MY WEEK WITH MARILYN
“My Week With Marilyn,’’ as the title implies, is based on a memoir - two, actually - by Colin Clark, who was a lowly teenage gofer on the “Prince’’ set yet became Monroe’s confidante, protector, and playmate. That’s the way Clark tells it, anyway, and the fresh-faced young actor Eddie Redmayne (“Savage Grace’’) gives a convincing impression of naive ambition. An entitled son of the upper class (his father was the art historian and TV personality Sir Kenneth Clark), Colin is a likably obnoxious go-getter who arrives on set and immediately sets his cap for wardrobe assistant Lucy (Emma Watson).

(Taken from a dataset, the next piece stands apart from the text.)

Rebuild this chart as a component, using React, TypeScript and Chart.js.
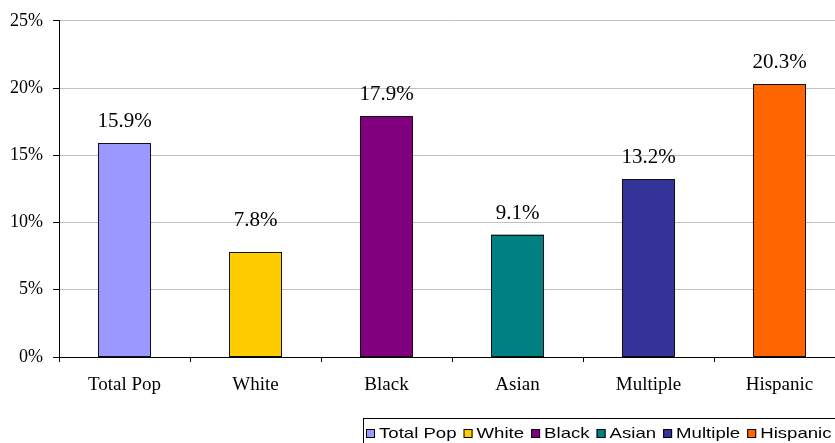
import { useEffect, useRef } from "react";
import { Chart, registerables } from "chart.js";

Chart.register(...registerables);

// Share of population by group (percent)
const categories = ["Total Pop", "White", "Black", "Asian", "Multiple", "Hispanic"];
const rates = [15.9, 7.8, 17.9, 9.1, 13.2, 20.3];
const barColors = ["#9999FF", "#FFCC00", "#800080", "#008080", "#333399", "#FF6600"];
const yTicks = [0, 5, 10, 15, 20, 25];

const SERIF = '"Liberation Serif", "Times New Roman", serif';
const SANS = '"Liberation Sans", Arial, sans-serif';

// Crisp black outlines plus percentage labels above each bar
const valueLabels = {
  id: "valueLabels",
  afterDatasetsDraw(chart: any) {
    const { ctx } = chart;
    const opts = chart.options.plugins.valueLabels || {};
    const lift: number[] = opts.lift || [];
    const meta = chart.getDatasetMeta(0);
    ctx.save();
    ctx.strokeStyle = "#111";
    ctx.lineWidth = 1;
    meta.data.forEach((bar: any) => {
      const left = Math.round(bar.x - bar.width / 2) + 0.5;
      const right = Math.round(bar.x + bar.width / 2) - 0.5;
      const top = Math.round(bar.y) + 0.5;
      const bottom = Math.round(bar.base) - 0.5;
      ctx.strokeRect(left, top, right - left, bottom - top);
    });
    ctx.font = `21px ${SERIF}`;
    ctx.fillStyle = "#000";
    ctx.textAlign = "center";
    ctx.textBaseline = "alphabetic";
    meta.data.forEach((bar: any, i: number) => {
      ctx.fillText(`${rates[i].toFixed(1)}%`, bar.x, bar.y - 16 - (lift[i] || 0));
    });
    ctx.restore();
  },
};

// Framed legend row along the bottom edge
const boxLegend = {
  id: "boxLegend",
  afterDraw(chart: any) {
    const { ctx } = chart;
    const o = chart.options.plugins.boxLegend;
    ctx.save();
    ctx.font = `15px ${SANS}`;
    ctx.textBaseline = "alphabetic";
    ctx.textAlign = "left";

    ctx.strokeStyle = "#000";
    ctx.lineWidth = 1;
    ctx.strokeRect(o.left + 0.5, o.top + 0.5, chart.width - o.left + 10, 60);

    let x = o.left + 3;
    categories.forEach((label, i) => {
      ctx.fillStyle = barColors[i];
      ctx.fillRect(x, o.top + 11, o.square, o.square);
      ctx.strokeStyle = "#000";
      ctx.strokeRect(x + 0.5, o.top + 11.5, o.square - 1, o.square - 1);
      x += o.square + o.gap;
      ctx.save();
      ctx.translate(x, o.top + 20);
      ctx.scale(o.stretch, 1);
      ctx.fillStyle = "#000";
      ctx.fillText(label, 0, 0);
      ctx.restore();
      x += ctx.measureText(label).width * o.stretch + o.itemGap;
    });
    ctx.restore();
  },
};

export default function App() {
  const canvasRef = useRef<HTMLCanvasElement | null>(null);

  useEffect(() => {
    if (!canvasRef.current) return;
    const chart = new Chart(canvasRef.current, {
      type: "bar",
      data: {
        labels: categories,
        datasets: [
          {
            data: rates,
            backgroundColor: barColors,
            borderWidth: 0,
            barPercentage: 0.405,
            categoryPercentage: 1,
          },
        ],
      },
      options: {
        responsive: false,
        animation: false,
        devicePixelRatio: 1,
        layout: { padding: { left: 0, right: 15, top: 17, bottom: 46 } },
        plugins: {
          legend: { display: false },
          tooltip: { enabled: false },
          valueLabels: { lift: [0, 10, 0, 0, 0, 0] },
          boxLegend: { left: 363, top: 418, square: 9, gap: 4, itemGap: 7, stretch: 1.24 },
        } as any,
        scales: {
          x: {
            offset: true,
            grid: {
              offset: true,
              drawOnChartArea: false,
              drawTicks: true,
              tickLength: 5,
              color: "#000",
              tickColor: "#000",
            },
            border: { color: "#000", width: 1 },
            ticks: {
              color: "#000",
              font: { family: SERIF, size: 19 },
              padding: 12,
              maxRotation: 0,
            },
            afterFit(s: any) {
              s.height = 40;
            },
          },
          y: {
            min: 0,
            max: 25,
            afterBuildTicks(s: any) {
              s.ticks = yTicks.map((v) => ({ value: v }));
            },
            grid: { color: "#c0c0c0", tickColor: "#000", tickLength: 6, drawTicks: true },
            border: { color: "#000", width: 1 },
            ticks: {
              color: "#000",
              font: { family: SERIF, size: 18 },
              padding: 10,
              callback: (v: any) => `${v}%`,
            },
            afterFit(s: any) {
              s.width = 59;
            },
          },
        },
      },
      plugins: [valueLabels, boxLegend],
    });
    return () => chart.destroy();
  }, []);

  return (
    <div
      style={{
        position: "fixed",
        left: 0,
        top: 0,
        width: 835,
        height: 443,
        overflow: "hidden",
        background: "#fff",
      }}
    >
      <canvas ref={canvasRef} width={860} height={443} style={{ display: "block" }} />
    </div>
  );
}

Only until Marilyn notices him, though; then he and the movie leave Watson high and dry. “My Week’’ makes it clear why Monroe starts emotionally preying on Colin, the least important person on the shoot: He’s the only one not demanding anything of her. Eventually the two scamper away from the fuming Olivier to frolic and skinny-dip in the country, watched over by the benevolent roughneck bodyguard (Philip Jackson) who adores her like everyone else.
Monroe’s great trick was to seduce people and make them think it was their idea. The little-girl voice and Bo-Peep eyes weren’t an act - or just an act - but they combined with her vulnerability to project a weirdly sexy innocence. She was the virgin who knew how, and those who fell for her - in life or on a movie screen - were torn between wanting to ravish her and save her. Or save her by ravishing her, a quintessentially 1950s sexual calculus.
“My Week With Marilyn’’ is diverting enough on a spot-the-personality level: Ooh, there’s Julia Ormond as Vivien Leigh, and Judi Dench as Dame Sybil Thorndike, and Dominic Cooper as Monroe’s agent Milton Greene. The period is lovingly captured, and Branagh, having remade some of Olivier’s Shakespeare films and been compared to him enough times, finally gives in and just becomes the man.
Williams, though, is the one element that raises “My Week’’ above the pedestrian. She knows that Monroe existed primarily in the moment of conquest, whether she’s insecurely wrapping the love-besotted Colin around her finger or - in the movie’s most telling moment - coming alive as a movie star, as “Marilyn,’’ when fans recognize her on the street. Williams gets the singing and dancing right in the re-creation of the “Diamonds Are a Girl’s Best Friend’’ number from “Gentlemen Prefer Blondes’’ (a movie so far superior to both “The Prince and the Showgirl’’ and “My Week With Marilyn’’ that it’s vaguely embarrassing), but, more to the point, she conveys the joy Monroe got out of the come-on and the neediness that made her afraid to stop.
All of which is richer and more honest than any other part of the movie. The point of “My Week’’ appears to be that Colin is the one person in Monroe’s life who isn’t using her, but if squeezing two books and a movie out of one brief encounter isn’t exploitation, I don’t know what is. All that keeps the film from necrophilia is that it plays to the ways we ourselves still use Marilyn for our lusts and crocodile tears while admitting that she was surprisingly gifted at using us right back.